UKNW SOUNDS : DEPTFORD GOTH (UK)
On ne serait dire si ce pseudonyme renvoie au code vestimentaire « goth » ou au nom du quartier naval de l’East South londonien. Ce n’est ni l’un ni l’autre. Cet alchimiste vient de Peckham et n’a définitivement rien à envier aux gothiques. Bien que surprenant, l’origine de ce nom reste un mystère. Tout comme les sons, les échos, les vibrations charnelles de ce cher Daniel Woolhouse. Mécanique implacable, obsédante… Telle une carapace musicale forgée avec tant d’épaisseur et d’ardeurs qu’elle arrive, avec l’album ‘Life After Defo’, à renaître plus éclatante encore et à s’élever langoureusement vers les cieux.
Sorti d’une formation dans l’assistanat scolaire, Woolhouse ne semblait pas destiner à produire tant de passions musicales.
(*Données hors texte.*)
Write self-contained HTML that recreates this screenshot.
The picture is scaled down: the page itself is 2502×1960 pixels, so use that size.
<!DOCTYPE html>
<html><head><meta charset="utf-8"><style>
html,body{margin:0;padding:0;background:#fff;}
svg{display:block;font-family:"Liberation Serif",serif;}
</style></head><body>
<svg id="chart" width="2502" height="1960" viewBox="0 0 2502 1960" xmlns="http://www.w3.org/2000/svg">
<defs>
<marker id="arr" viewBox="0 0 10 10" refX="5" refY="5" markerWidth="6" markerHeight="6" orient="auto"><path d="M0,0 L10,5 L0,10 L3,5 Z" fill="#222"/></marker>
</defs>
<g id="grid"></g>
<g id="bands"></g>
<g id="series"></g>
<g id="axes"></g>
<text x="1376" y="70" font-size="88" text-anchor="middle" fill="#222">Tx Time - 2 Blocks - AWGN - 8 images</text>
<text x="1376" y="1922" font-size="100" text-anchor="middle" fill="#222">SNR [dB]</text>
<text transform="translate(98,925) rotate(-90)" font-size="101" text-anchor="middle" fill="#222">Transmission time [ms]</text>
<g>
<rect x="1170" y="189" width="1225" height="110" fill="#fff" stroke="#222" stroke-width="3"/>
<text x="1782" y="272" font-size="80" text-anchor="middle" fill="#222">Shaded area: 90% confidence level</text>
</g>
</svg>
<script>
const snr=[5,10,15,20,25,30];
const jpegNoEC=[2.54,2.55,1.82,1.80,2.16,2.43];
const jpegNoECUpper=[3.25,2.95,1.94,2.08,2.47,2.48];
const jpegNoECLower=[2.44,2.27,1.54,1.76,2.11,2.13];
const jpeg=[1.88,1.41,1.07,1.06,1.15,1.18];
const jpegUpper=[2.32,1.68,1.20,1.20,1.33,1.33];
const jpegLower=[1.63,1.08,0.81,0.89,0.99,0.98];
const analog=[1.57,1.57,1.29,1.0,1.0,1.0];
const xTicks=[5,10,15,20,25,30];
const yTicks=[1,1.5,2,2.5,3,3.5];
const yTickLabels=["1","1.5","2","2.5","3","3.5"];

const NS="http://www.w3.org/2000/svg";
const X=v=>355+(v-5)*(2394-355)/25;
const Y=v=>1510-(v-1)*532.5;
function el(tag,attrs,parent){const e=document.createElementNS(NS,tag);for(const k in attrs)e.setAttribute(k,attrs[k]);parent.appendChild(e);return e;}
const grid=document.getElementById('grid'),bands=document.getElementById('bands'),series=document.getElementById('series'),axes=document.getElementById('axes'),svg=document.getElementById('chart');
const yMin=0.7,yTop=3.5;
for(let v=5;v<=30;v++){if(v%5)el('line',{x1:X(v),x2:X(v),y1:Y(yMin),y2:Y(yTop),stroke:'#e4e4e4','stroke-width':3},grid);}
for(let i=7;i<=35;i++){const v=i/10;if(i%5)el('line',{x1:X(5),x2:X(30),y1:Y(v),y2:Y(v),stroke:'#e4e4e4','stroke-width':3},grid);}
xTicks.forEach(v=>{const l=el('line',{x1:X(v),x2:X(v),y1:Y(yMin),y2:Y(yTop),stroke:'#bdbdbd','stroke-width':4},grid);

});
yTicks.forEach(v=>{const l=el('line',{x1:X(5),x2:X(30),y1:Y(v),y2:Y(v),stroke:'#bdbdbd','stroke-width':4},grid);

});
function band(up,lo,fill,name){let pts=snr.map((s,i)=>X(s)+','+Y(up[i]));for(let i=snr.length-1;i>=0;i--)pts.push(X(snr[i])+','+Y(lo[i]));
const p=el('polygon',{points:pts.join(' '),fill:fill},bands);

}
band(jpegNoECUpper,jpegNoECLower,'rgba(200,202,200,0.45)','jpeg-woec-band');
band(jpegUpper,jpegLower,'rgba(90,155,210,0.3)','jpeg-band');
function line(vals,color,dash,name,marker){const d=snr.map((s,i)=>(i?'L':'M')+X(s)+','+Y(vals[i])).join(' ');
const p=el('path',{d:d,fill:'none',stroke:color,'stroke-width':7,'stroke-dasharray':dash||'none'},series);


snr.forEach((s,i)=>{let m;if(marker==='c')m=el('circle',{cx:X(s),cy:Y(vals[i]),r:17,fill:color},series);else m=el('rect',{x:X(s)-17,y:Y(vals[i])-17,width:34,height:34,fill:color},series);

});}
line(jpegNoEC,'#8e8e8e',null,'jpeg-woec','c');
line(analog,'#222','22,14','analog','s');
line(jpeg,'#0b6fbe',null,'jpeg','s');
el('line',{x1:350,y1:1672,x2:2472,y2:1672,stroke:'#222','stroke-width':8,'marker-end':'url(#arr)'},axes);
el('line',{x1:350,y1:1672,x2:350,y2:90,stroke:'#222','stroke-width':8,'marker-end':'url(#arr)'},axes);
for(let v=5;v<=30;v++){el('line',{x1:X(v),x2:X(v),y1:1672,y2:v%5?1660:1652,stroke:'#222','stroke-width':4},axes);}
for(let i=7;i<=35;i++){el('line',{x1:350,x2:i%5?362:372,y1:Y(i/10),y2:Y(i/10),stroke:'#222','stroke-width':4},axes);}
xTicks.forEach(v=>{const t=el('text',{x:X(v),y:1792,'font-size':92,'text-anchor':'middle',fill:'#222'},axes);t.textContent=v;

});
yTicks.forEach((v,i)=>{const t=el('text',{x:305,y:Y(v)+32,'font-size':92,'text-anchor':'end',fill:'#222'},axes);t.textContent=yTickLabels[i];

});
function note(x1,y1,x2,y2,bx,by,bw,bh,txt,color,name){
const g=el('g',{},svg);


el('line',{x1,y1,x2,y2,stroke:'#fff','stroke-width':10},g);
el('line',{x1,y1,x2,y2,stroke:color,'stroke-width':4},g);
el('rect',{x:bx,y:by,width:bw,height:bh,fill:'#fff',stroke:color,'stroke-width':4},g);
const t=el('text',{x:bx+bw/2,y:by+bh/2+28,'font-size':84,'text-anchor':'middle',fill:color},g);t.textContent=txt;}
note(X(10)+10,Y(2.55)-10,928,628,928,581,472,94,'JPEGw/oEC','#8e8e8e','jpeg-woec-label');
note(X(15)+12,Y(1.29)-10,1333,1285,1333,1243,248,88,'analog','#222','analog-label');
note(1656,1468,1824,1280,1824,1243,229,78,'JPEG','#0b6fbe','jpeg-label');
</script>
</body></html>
Après avoir appris la guitare comme un gamin, il arrive fraichement et courageusement sur MySpace en 2010 avec ‘Real Love Fantasy’, sorte de trip sensoriel irritable qui le place directement dans une musique expérimentale déchue, en laissant tout de même entrevoir le génie de son LP.
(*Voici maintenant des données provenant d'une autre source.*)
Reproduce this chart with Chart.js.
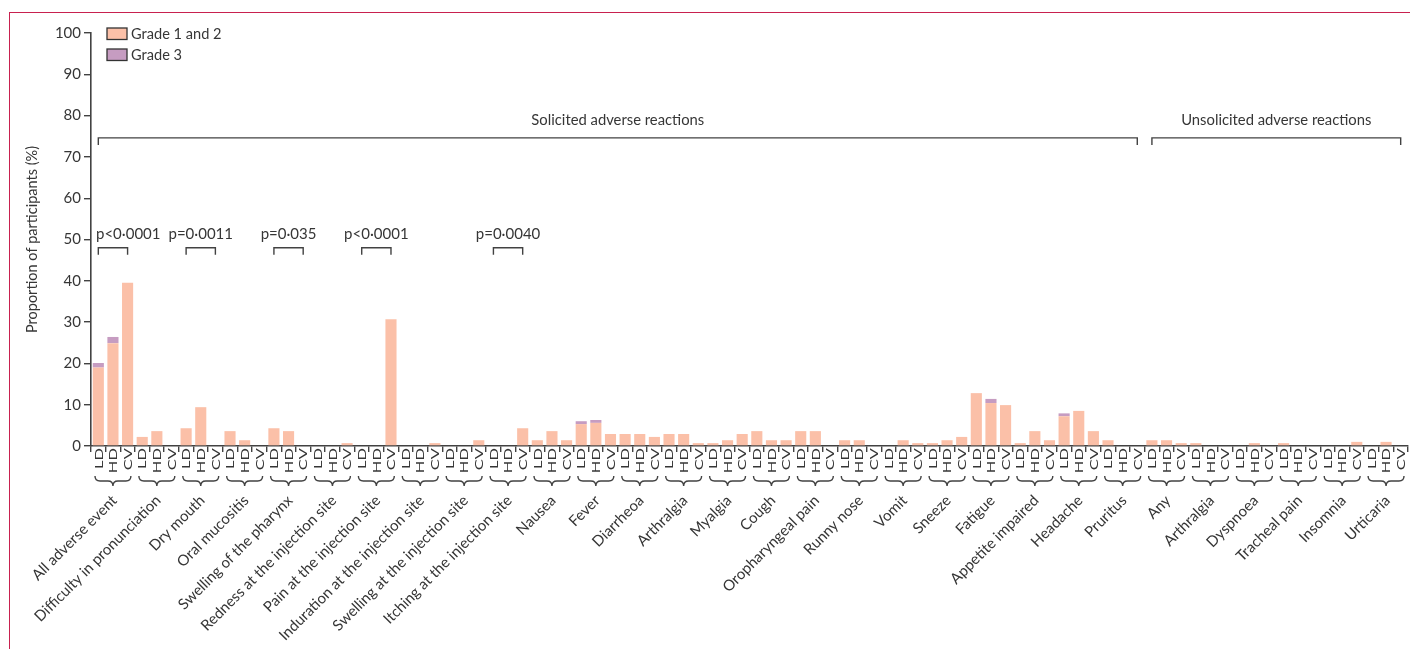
<!DOCTYPE html>
<html>
<head>
<meta charset="utf-8">
<script src="https://cdn.jsdelivr.net/npm/chart.js@4.4.1/dist/chart.umd.min.js"></script>
<style>
  html, body { margin: 0; padding: 0; background: #ffffff; }
  #wrap { position: relative; width: 1410px; height: 649px; overflow: hidden; }
  #wrap canvas { position: absolute; left: 0; top: 0; }
  #frame { position: absolute; left: 9px; top: 12px; right: -20px; bottom: -20px;
           border-left: 1px solid #c8214f; border-top: 1px solid #c8214f; pointer-events: none; }
</style>
</head>
<body>
<div id="wrap">
  <canvas id="chart" width="1410" height="649"></canvas>
  <div id="frame"></div>
</div>
<script>
// Adverse reactions by arm (LD = low dose, HD = high dose, CV = comparator vaccine)
const solicited = [
  'All adverse event', 'Difficulty in pronunciation', 'Dry mouth', 'Oral mucositis',
  'Swelling of the pharynx', 'Redness at the injection site', 'Pain at the injection site',
  'Induration at the injection site', 'Swelling at the injection site', 'Itching at the injection site',
  'Nausea', 'Fever', 'Diarrheoa', 'Arthralgia', 'Myalgia', 'Cough', 'Oropharyngeal pain',
  'Runny nose', 'Vomit', 'Sneeze', 'Fatigue', 'Appetite impaired', 'Headache', 'Pruritus'
];
const unsolicited = ['Any', 'Arthralgia', 'Dyspnoea', 'Tracheal pain', 'Insomnia', 'Urticaria'];
const arms = ['LD', 'HD', 'CV'];

// Grade 1 and 2 (%), one value per reaction, solicited then unsolicited
const grade12LD = [19.0, 2.2, 4.3, 3.6, 4.3, 0, 0, 0, 0, 0, 1.4, 5.3, 2.9, 2.9, 0.7, 3.6, 3.6, 1.4, 0, 0.7, 12.8, 0.7, 7.2, 1.4,
                   1.4, 0.7, 0, 0.7, 0, 0];
const grade12HD = [24.9, 3.6, 9.4, 1.4, 3.6, 0, 0, 0, 0, 0, 3.6, 5.6, 2.9, 2.9, 1.4, 1.4, 3.6, 1.4, 1.4, 1.4, 10.4, 3.6, 8.5, 0,
                   1.4, 0, 0.7, 0, 0, 1.0];
const grade12CV = [39.5, 0, 0, 0, 0, 0.7, 30.7, 0.7, 1.4, 4.3, 1.4, 2.9, 2.2, 0.7, 2.9, 1.4, 0, 0, 0.7, 2.2, 9.9, 1.4, 3.6, 0,
                   0.7, 0, 0, 0, 1.0, 0];
// Grade 3 (%)
const grade3LD = [1.1, 0, 0, 0, 0, 0, 0, 0, 0, 0, 0, 0.7, 0, 0, 0, 0, 0, 0, 0, 0, 0, 0, 0.7, 0,
                  0, 0, 0, 0, 0, 0];
const grade3HD = [1.5, 0, 0, 0, 0, 0, 0, 0, 0, 0, 0, 0.7, 0, 0, 0, 0, 0, 0, 0, 0, 1.0, 0, 0, 0,
                  0, 0, 0, 0, 0, 0];
const grade3CV = [0, 0, 0, 0, 0, 0, 0, 0, 0, 0, 0, 0, 0, 0, 0, 0, 0, 0, 0, 0, 0, 0, 0, 0,
                  0, 0, 0, 0, 0, 0];

// Pairwise comparisons (LD vs CV) shown above selected reactions
const pGroups = [0, 2, 4, 6, 9];
const pLabels = ['p<0·0001', 'p=0·0011', 'p=0·035', 'p<0·0001', 'p=0·0040'];
const pLevel = 48;          // y value of the comparison brackets
const sectionLevel = 74.6;  // y value of the section brackets
const yTicks = [0, 10, 20, 30, 40, 50, 60, 70, 80, 90, 100];

const FONT = 'Lato';
const TEXT = '#363636';
const LINE = '#424242';
const COL12 = '#fbc0a8';
const COL3 = '#c69cc1';

const groups = solicited.concat(unsolicited);
const labels = [];
const g12 = [];
const g3 = [];
groups.forEach((_, i) => {
  arms.forEach(a => labels.push(a));
  g12.push(grade12LD[i], grade12HD[i], grade12CV[i]);
  g3.push(grade3LD[i], grade3HD[i], grade3CV[i]);
});

function brace(ctx, x1, x2, y, h) {
  const xm = (x1 + x2) / 2, q = h / 2;
  ctx.beginPath();
  ctx.moveTo(x1, y);
  ctx.quadraticCurveTo(x1, y + q, x1 + q, y + q);
  ctx.lineTo(xm - q, y + q);
  ctx.quadraticCurveTo(xm, y + q, xm, y + h);
  ctx.quadraticCurveTo(xm, y + q, xm + q, y + q);
  ctx.lineTo(x2 - q, y + q);
  ctx.quadraticCurveTo(x2, y + q, x2, y);
  ctx.stroke();
}

function bracket(ctx, x1, x2, y, drop) {
  ctx.beginPath();
  ctx.moveTo(x1, y + drop);
  ctx.lineTo(x1, y);
  ctx.lineTo(x2, y);
  ctx.lineTo(x2, y + drop);
  ctx.stroke();
}

const annotations = {
  id: 'annotations',
  afterDraw(chart) {
    const { ctx, scales: { x, y }, chartArea } = chart;
    const step = x.getPixelForValue(1) - x.getPixelForValue(0);
    ctx.save();
    ctx.strokeStyle = LINE;
    ctx.fillStyle = TEXT;
    ctx.lineWidth = 1.4;

    // arm labels under each bar, set upright in a narrow face
    ctx.font = `16.5px ${FONT}`;
    ctx.textAlign = 'right';
    ctx.textBaseline = 'middle';
    labels.forEach((lab, i) => {
      ctx.save();
      ctx.translate(x.getPixelForValue(i) + 0.5, chartArea.bottom + 2);
      ctx.rotate(-Math.PI / 2);
      ctx.scale(1, 0.7);
      ctx.fillText(lab, 0, 0);
      ctx.restore();
    });

    // braces and reaction names under each LD/HD/CV triplet
    groups.forEach((name, i) => {
      const left = x.getPixelForValue(i * 3) - step / 2;
      const right = x.getPixelForValue(i * 3 + 2) + step / 2;
      const xm = (left + right) / 2;
      brace(ctx, left + 4, right - 4, 476, 10);
      ctx.save();
      ctx.translate(xm + 1.5, 498);
      ctx.rotate(-Math.PI / 4);
      ctx.font = `15px ${FONT}`;
      ctx.textAlign = 'right';
      ctx.textBaseline = 'middle';
      ctx.fillText(name, 0, 0);
      ctx.restore();
    });

    // section brackets
    const sy = y.getPixelForValue(sectionLevel);
    const sections = [
      ['Solicited adverse reactions', 0, solicited.length],
      ['Unsolicited adverse reactions', solicited.length, groups.length]
    ];
    ctx.font = `14.8px ${FONT}`;
    ctx.textAlign = 'center';
    ctx.textBaseline = 'alphabetic';
    sections.forEach(([title, a, b]) => {
      const x1 = x.getPixelForValue(a * 3);
      const x2 = x.getPixelForValue(b * 3 - 1);
      bracket(ctx, x1, x2, sy, 7);
      ctx.fillText(title, (x1 + x2) / 2, sy - 13);
    });

    // p-value brackets
    const py = y.getPixelForValue(pLevel);
    ctx.font = `15px ${FONT}`;
    pGroups.forEach((g, k) => {
      const x1 = x.getPixelForValue(g * 3);
      const x2 = x.getPixelForValue(g * 3 + 2);
      bracket(ctx, x1, x2, py, 7);
      const w = ctx.measureText(pLabels[k]).width;
      let cx = (x1 + x2) / 2;
      if (cx - w / 2 < chartArea.left + 5) cx = chartArea.left + 5 + w / 2;
      ctx.fillText(pLabels[k], cx, py - 9);
    });

    // legend
    ctx.textAlign = 'left';
    ctx.textBaseline = 'middle';
    ctx.font = `14.6px ${FONT}`;
    chart.data.datasets.forEach((ds, k) => {
      const top = 28 + k * 21;
      ctx.fillStyle = ds.backgroundColor;
      ctx.fillRect(107, top, 20, 11.5);
      ctx.strokeStyle = '#333';
      ctx.lineWidth = 1.3;
      ctx.strokeRect(107, top, 20, 11.5);
      ctx.fillStyle = TEXT;
      ctx.fillText(ds.label, 131, top + 6);
    });
    ctx.restore();
  }
};

new Chart(document.getElementById('chart'), {
  type: 'bar',
  data: {
    labels,
    datasets: [
      { label: 'Grade 1 and 2', data: g12, backgroundColor: COL12 },
      { label: 'Grade 3', data: g3, backgroundColor: COL3 }
    ]
  },
  options: {
    responsive: false,
    animation: false,
    devicePixelRatio: 1,
    categoryPercentage: 1,
    barPercentage: 0.76,
    layout: { padding: { top: 33, right: 2, left: 0, bottom: 0 } },
    plugins: { legend: { display: false }, tooltip: { enabled: false } },
    scales: {
      x: {
        stacked: true,
        offset: true,
        grid: { offset: true, drawOnChartArea: false, tickLength: 6, color: LINE, lineWidth: 1.4 },
        border: { color: LINE, width: 1.6 },
        ticks: { display: false, autoSkip: false },
        afterFit(scale) { scale.height = 203; }
      },
      y: {
        stacked: true,
        min: 0,
        max: 100,
        afterBuildTicks(scale) { scale.ticks = yTicks.map(v => ({ value: v })); },
        grid: { drawOnChartArea: false, tickLength: 7, color: LINE, lineWidth: 1.4 },
        border: { color: LINE, width: 1.6 },
        ticks: { padding: 3, font: { family: FONT, size: 15 }, color: TEXT },
        title: { display: true, text: 'Proportion of participants (%)', color: TEXT,
                 font: { family: FONT, size: 14.5 }, padding: { top: 24, bottom: 0 } },
        afterFit(scale) { scale.width = 91; }
      }
    }
  },
  plugins: [annotations]
});
</script>
</body>
</html>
Un calme cosmique règne sur ‘Life After Defo’ : la lenteur clinique tout en retenue et en maitrise de ‘Bronze Age’ et ‘Guts No Glory’, la berceuse minimaliste ‘Lions’, les orchestrations entrainantes sur les beats de ‘Feal Real’ et de ‘Union’, le tout accompagner de sa voix monocorde et fantomatique, faisant passer James Blake et The xx pour des prétentieux. Ses clips hand-made sont le reflet cliquant de sa musicalité, projetant des images floues et feutrées aux teintes cliniques et aseptisées. Son premier clip publié ‘Union’ plante le décor : balade bucolique à travers bois, ballons bourrés d’hélium noué aux poignés, semblant le tiré vers le haut. A l’inverse, il chante les yeux cloués au sol, pieds enracinés au sol, dans sa réalité. Pour enfin lâcher prise face à l’horizon, et laisser vaguer ses balles chromatiques dans l’air amniotique. Tout est là, toutes ses sonorités revues et corrigées pour présenter une métaphore nuancée de la retenue.
Tour de force saisissant, Woolhouse arrive à transmuter, non pas les métaux précieux d’un l’alchimiste, mais les harmonies électroniques pour nous offrir la plus belle pierre philosophale.